The last-minute telephone tactics are only the latest in months of legal and political battles over more restrictive voter ID and other laws, mostly fruitless hunts for supposedly ineligible people on voting rolls in many states and sustained claims that African-American and Hispanic voters are being targeted for intimidation and suppression.
Many of these issues could resurface in the courts after Tuesday, particularly if the presidential race is too close to call or heads for a recount in states such as Ohio or Florida.
"Each of these problems can lead to post-election litigation and gum up the election works," said Wendy Weiser, director of the Democracy Program at New York University's Brennan Center for Justice.
Voting-rights advocates pointed with particular concern to the tea party-linked True the Vote organization, which has pledged to dispatch thousands of monitors to polling places to guard against potential voter fraud. True the Vote President Catherine Engelbrecht rejected suggestions that the group would be overly aggressive or issue false challenges.
"Contrary to various interest groups' statements, True the Vote has never been investigated or charged with intimidating voters," she said. "A poll watcher's sole purpose is to monitor the process of our elections. They are trained to never speak with voters, only authorities within the poll."
The Justice Department will have at least 780 observers at key polling places in 23 states to ensure compliance with the 1965 Voting Rights Act and look into any allegations of voter fraud.

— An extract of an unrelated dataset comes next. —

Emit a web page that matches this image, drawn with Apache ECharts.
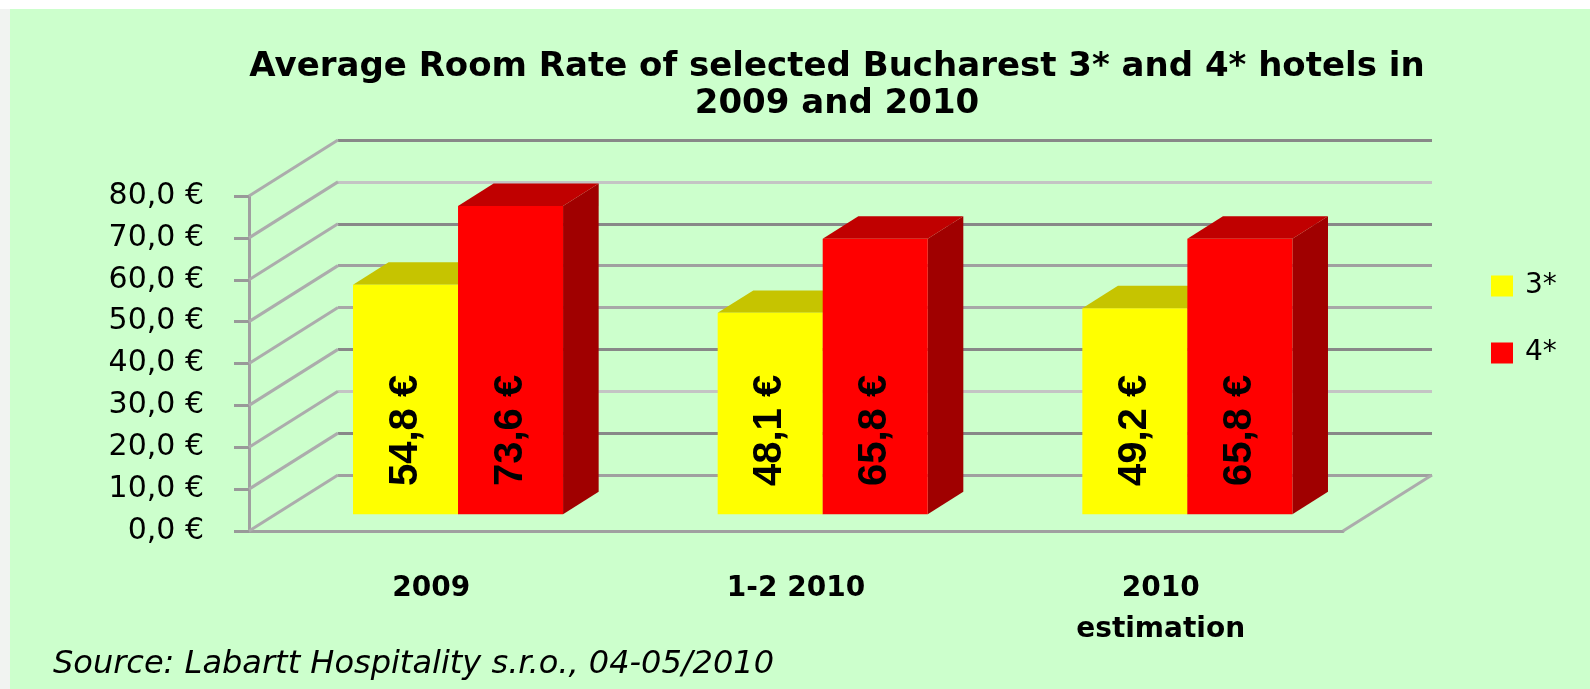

In Florida, where Democrats unsuccessfully tried to extend early voting by an extra day, election officials in most of the state's biggest jurisdictions were accepting in-person absentee ballots on Monday. A chaotic scene Sunday in Miami-Dade County, where the election office opened, closed and then opened again, was not repeated Monday. There were still long lines of people but a much more orderly process.
About 200 people were waiting in line at midday Monday at the main Miami-Dade election office. Olga Vila said she only waited about 10 minutes to cast hers.
"I figured the lines were going to be worse tomorrow," said the 47-year-old accountant. "We Latin people wait until the end. That's why I'm here today. I should have mailed it a week ago. I could've mailed it on Saturday, but then I thought if the post office didn't do their thing then my vote wouldn't count."
Provisional ballots were the latest legal skirmish in the critical battleground state of Ohio, where Secretary of State Jon Husted's latest decision on how they can be cast was challenged in federal court. Advocates and lawyers for labor unions contend that Husted's order would lead to some provisional ballots being wrongly rejected because the burden of recording the form of ID used on a provisional ballot is being placed on voters, not poll workers as in the past.
A decision was not expected before Election Day, but the judge overseeing the case planned a ruling before Nov. 17, when provisional ballots can begin to be counted in Ohio. Provisional ballots are used more often in Ohio than most states, with experts predicting between 200,000 and 300,000 will be cast there.
"That could be a huge problem after Election Day for counting ballots," Weiser said. "There's really tens of thousands of voters in Ohio whose votes could be at risk."
Other issues that have surfaced include confusion among voters about what kind of identification is required to cast a ballot, particularly in states such as Pennsylvania where new ID laws were delayed or blocked by protracted legal battles. Arnwine, of the Lawyers Committee for Civil Rights Under Law, said people must learn the laws affecting voting in their state and not allow themselves to be intimidated by challengers.
"Should an individual come up to you and try to question you, you have to remember you have no obligation to talk to them," she said. "We just want to make sure that people remember to stand your ground, don't be intimidated. Be sure to insist on your right to vote."